▶ [Given request]:
Copy the lines from the start of the records below through the line containing "840, 890, 950, 1020, 1150, 1350, 1650, 2100, 2650, 7600]", both included, and leave out the pictures.

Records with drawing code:
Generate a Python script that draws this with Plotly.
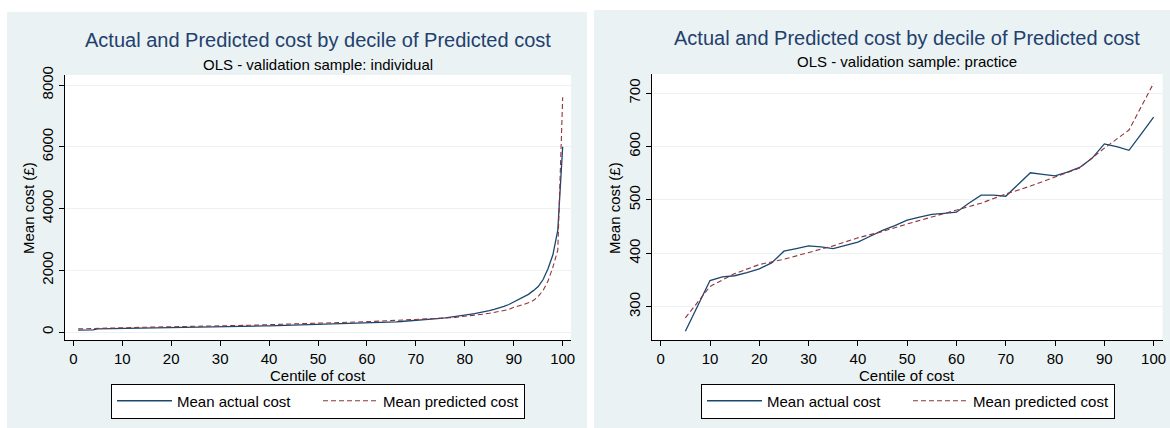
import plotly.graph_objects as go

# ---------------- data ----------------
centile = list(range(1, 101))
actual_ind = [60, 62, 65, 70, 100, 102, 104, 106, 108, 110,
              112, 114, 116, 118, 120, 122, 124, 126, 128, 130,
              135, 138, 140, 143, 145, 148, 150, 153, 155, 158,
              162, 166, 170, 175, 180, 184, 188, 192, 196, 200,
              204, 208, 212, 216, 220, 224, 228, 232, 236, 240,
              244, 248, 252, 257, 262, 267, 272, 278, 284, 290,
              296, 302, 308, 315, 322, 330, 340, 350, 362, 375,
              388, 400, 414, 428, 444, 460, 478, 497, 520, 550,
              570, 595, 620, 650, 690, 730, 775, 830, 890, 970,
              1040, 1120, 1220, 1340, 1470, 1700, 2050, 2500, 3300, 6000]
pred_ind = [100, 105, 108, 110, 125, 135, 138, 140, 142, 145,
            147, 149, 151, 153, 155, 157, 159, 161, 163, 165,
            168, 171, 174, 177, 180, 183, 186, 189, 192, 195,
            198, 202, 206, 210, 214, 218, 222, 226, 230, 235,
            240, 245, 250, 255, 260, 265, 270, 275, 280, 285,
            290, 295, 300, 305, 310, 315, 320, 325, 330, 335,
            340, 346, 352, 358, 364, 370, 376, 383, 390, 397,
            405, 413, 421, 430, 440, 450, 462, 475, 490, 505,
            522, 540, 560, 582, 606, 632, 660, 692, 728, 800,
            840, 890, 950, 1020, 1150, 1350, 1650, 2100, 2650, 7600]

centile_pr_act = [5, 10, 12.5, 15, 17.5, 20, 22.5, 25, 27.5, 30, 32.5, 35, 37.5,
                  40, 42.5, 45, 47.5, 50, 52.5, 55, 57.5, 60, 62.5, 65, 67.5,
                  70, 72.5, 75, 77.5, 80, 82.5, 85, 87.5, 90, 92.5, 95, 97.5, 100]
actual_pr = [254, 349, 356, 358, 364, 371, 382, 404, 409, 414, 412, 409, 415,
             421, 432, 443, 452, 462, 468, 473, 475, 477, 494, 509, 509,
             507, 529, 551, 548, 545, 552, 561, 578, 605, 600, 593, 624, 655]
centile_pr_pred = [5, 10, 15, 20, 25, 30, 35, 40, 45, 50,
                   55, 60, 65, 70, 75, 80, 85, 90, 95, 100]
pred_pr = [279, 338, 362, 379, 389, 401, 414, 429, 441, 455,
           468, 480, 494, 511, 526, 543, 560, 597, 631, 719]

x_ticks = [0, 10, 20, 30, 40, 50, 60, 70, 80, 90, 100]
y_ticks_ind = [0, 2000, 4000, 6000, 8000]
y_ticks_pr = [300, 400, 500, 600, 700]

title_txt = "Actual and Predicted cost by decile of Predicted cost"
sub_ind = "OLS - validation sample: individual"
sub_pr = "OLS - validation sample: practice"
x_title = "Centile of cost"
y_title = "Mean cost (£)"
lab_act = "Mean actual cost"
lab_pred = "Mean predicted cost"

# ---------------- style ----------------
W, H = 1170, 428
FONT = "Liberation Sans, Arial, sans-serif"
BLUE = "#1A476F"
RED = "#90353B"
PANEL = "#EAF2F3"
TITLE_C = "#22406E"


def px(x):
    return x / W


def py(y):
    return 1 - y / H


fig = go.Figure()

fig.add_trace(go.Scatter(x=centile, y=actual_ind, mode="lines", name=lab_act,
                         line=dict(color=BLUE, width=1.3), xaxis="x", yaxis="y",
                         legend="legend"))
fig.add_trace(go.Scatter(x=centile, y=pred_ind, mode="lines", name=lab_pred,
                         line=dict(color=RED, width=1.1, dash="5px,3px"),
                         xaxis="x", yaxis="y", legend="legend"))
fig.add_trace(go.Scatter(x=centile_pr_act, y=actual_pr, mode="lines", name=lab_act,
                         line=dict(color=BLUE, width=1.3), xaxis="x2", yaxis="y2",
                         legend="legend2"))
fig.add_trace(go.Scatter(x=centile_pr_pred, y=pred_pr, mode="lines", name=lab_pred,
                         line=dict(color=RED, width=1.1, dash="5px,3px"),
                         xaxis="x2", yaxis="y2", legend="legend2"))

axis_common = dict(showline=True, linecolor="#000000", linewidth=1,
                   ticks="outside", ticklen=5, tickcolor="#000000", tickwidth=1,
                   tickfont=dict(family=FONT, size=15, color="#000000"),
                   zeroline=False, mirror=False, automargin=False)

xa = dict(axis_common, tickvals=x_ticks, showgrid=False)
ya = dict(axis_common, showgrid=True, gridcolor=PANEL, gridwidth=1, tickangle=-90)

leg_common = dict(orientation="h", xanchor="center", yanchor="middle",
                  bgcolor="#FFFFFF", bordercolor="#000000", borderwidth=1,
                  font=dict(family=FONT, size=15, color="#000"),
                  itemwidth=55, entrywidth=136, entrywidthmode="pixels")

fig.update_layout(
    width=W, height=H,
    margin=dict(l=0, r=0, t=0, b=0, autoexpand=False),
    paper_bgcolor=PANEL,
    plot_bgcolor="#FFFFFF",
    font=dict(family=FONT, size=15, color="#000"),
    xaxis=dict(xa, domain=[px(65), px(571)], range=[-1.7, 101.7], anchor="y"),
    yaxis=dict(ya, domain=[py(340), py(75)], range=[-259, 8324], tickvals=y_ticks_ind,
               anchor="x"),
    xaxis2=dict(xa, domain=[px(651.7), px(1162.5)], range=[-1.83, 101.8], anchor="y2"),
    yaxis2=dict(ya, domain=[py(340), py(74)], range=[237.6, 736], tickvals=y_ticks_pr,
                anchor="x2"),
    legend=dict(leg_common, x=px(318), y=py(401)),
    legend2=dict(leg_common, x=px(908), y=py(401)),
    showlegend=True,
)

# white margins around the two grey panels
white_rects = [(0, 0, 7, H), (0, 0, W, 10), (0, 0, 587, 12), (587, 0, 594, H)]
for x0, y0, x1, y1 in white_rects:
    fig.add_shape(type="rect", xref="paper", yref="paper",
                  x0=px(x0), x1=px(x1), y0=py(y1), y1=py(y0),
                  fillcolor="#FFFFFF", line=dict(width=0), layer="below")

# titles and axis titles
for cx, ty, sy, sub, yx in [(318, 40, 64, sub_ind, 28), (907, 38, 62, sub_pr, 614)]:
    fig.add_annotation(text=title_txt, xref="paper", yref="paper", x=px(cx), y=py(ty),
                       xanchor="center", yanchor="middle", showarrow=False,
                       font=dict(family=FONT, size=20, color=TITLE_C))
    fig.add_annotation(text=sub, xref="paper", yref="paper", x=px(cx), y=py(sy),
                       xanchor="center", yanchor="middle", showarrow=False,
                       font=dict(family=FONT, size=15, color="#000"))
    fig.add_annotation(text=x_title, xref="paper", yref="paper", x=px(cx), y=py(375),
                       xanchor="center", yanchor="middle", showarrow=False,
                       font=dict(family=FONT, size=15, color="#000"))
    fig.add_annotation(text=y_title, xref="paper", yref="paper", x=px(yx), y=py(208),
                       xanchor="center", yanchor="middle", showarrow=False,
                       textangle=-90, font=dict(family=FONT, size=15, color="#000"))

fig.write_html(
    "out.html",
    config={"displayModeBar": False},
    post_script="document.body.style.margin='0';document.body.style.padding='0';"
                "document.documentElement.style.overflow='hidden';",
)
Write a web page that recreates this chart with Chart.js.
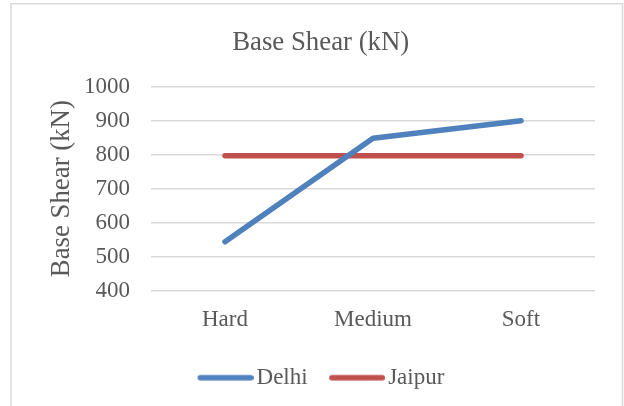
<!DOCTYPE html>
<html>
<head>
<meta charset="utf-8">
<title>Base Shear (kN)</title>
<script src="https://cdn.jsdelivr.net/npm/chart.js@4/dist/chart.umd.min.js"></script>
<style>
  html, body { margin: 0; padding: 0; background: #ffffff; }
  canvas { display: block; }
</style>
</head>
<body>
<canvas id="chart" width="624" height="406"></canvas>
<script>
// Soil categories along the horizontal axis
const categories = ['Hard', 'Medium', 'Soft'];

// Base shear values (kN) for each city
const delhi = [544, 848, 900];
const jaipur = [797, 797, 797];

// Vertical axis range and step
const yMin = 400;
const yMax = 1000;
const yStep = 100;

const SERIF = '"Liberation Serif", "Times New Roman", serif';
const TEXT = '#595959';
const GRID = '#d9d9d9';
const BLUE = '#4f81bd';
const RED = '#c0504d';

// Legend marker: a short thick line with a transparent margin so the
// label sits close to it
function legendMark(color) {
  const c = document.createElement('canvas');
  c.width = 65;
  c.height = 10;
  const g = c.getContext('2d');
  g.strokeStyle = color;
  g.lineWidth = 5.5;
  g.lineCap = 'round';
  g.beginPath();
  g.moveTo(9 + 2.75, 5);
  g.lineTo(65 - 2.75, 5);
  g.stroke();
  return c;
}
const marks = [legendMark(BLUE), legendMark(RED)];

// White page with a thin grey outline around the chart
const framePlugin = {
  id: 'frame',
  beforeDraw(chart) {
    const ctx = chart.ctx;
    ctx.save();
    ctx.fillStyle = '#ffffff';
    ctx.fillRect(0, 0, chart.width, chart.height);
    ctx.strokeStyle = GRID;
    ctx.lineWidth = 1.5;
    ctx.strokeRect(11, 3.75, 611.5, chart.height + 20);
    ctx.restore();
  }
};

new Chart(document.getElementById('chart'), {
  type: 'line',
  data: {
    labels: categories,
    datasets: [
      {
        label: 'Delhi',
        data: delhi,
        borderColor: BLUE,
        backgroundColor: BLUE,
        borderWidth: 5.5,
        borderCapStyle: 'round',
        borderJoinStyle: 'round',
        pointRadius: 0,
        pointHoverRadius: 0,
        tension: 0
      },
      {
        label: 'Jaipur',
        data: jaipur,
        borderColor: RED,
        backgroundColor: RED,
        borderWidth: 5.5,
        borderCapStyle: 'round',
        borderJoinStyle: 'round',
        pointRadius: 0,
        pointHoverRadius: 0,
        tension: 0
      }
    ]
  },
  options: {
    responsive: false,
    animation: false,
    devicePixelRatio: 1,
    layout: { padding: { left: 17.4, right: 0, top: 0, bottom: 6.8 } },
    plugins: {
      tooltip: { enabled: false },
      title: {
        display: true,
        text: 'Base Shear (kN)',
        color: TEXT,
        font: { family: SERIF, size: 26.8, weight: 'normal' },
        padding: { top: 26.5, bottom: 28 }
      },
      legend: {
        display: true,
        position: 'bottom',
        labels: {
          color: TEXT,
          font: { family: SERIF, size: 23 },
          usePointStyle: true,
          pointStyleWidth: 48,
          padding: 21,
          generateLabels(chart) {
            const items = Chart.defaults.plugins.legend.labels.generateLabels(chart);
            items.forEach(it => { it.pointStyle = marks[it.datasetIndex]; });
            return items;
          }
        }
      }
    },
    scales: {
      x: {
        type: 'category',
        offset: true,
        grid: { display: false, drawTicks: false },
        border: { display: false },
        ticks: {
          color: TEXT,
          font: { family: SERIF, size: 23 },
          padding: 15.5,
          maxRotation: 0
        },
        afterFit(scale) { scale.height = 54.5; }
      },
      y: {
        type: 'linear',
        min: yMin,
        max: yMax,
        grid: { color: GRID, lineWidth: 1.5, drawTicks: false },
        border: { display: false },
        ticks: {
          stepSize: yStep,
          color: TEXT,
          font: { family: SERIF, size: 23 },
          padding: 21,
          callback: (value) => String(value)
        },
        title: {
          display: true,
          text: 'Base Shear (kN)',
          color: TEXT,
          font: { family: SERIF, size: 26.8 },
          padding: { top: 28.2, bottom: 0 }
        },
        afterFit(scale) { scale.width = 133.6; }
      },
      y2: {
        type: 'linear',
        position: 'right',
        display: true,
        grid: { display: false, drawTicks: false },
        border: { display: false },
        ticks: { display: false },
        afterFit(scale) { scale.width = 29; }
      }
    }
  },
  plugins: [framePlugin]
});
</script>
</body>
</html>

▶ [Written answer]:
Generate a Python script that draws this with Plotly.
import plotly.graph_objects as go

# ---------------- data ----------------
centile = list(range(1, 101))
actual_ind = [60, 62, 65, 70, 100, 102, 104, 106, 108, 110,
              112, 114, 116, 118, 120, 122, 124, 126, 128, 130,
              135, 138, 140, 143, 145, 148, 150, 153, 155, 158,
              162, 166, 170, 175, 180, 184, 188, 192, 196, 200,
              204, 208, 212, 216, 220, 224, 228, 232, 236, 240,
              244, 248, 252, 257, 262, 267, 272, 278, 284, 290,
              296, 302, 308, 315, 322, 330, 340, 350, 362, 375,
              388, 400, 414, 428, 444, 460, 478, 497, 520, 550,
              570, 595, 620, 650, 690, 730, 775, 830, 890, 970,
              1040, 1120, 1220, 1340, 1470, 1700, 2050, 2500, 3300, 6000]
pred_ind = [100, 105, 108, 110, 125, 135, 138, 140, 142, 145,
            147, 149, 151, 153, 155, 157, 159, 161, 163, 165,
            168, 171, 174, 177, 180, 183, 186, 189, 192, 195,
            198, 202, 206, 210, 214, 218, 222, 226, 230, 235,
            240, 245, 250, 255, 260, 265, 270, 275, 280, 285,
            290, 295, 300, 305, 310, 315, 320, 325, 330, 335,
            340, 346, 352, 358, 364, 370, 376, 383, 390, 397,
            405, 413, 421, 430, 440, 450, 462, 475, 490, 505,
            522, 540, 560, 582, 606, 632, 660, 692, 728, 800,
            840, 890, 950, 1020, 1150, 1350, 1650, 2100, 2650, 7600]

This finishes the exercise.